[Written problem]
Write out the listing, please, but only from its first line through the line containing "from matplotlib.transforms import", exactly as given and without pictures.

--------------------------------

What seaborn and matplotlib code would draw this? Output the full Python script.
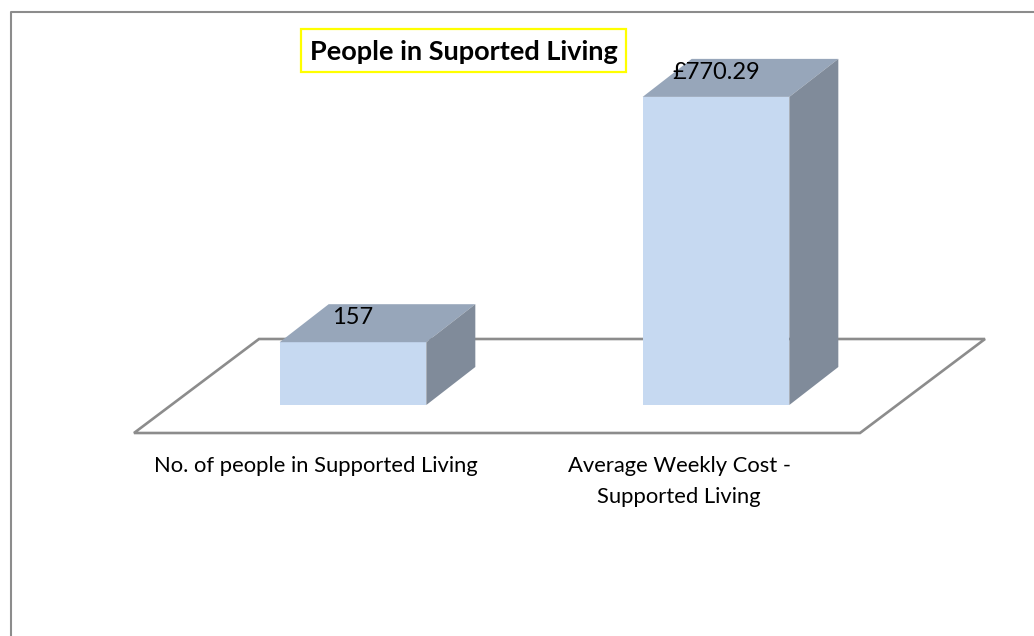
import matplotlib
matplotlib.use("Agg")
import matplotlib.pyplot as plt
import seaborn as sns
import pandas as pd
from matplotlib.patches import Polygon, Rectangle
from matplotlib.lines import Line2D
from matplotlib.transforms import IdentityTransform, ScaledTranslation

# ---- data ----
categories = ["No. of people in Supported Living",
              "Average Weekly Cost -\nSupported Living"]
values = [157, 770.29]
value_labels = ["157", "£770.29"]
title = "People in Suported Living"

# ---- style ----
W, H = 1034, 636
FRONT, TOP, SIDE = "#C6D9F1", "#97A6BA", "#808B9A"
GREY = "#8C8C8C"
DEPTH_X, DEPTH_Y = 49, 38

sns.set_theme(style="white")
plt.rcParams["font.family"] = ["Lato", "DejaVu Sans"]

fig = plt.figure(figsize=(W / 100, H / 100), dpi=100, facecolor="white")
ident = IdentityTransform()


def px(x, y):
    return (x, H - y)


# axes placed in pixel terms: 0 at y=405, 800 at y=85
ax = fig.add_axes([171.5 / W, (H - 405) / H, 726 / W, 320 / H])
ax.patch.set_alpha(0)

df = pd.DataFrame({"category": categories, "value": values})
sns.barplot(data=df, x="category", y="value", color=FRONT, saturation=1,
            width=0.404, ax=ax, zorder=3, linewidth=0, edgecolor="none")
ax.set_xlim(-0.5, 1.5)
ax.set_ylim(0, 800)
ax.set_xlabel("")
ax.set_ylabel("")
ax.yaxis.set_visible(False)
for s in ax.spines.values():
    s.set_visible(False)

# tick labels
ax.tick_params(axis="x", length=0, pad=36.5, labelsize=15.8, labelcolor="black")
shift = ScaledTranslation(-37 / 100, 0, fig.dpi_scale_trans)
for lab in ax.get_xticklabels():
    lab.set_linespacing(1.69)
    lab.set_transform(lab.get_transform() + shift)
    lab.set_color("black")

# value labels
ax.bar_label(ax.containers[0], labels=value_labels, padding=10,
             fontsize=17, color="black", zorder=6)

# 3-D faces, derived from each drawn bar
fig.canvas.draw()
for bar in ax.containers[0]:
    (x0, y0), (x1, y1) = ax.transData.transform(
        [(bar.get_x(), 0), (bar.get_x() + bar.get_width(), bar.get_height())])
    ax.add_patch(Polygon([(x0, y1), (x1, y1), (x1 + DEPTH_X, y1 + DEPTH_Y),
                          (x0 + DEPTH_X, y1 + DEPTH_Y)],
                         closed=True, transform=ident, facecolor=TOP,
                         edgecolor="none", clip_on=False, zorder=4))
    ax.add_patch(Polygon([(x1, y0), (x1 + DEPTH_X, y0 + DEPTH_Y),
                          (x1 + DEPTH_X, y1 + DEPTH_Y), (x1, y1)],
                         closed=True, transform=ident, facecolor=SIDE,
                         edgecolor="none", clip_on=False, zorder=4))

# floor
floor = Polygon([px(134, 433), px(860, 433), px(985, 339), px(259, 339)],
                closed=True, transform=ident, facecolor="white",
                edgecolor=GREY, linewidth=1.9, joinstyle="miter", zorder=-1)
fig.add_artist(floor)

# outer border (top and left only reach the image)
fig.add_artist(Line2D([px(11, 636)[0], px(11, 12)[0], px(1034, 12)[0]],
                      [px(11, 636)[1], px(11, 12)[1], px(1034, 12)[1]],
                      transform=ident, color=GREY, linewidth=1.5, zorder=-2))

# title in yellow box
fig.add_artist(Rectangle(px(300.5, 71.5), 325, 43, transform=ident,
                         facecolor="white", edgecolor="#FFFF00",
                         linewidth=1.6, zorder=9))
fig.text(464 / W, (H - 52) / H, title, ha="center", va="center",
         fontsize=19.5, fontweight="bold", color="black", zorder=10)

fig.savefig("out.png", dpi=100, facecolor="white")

--------------------------------

[Task result]
What seaborn and matplotlib code would draw this? Output the full Python script.
import matplotlib
matplotlib.use("Agg")
import matplotlib.pyplot as plt
import seaborn as sns
import pandas as pd
from matplotlib.patches import Polygon, Rectangle
from matplotlib.lines import Line2D
from matplotlib.transforms import IdentityTransform, ScaledTranslation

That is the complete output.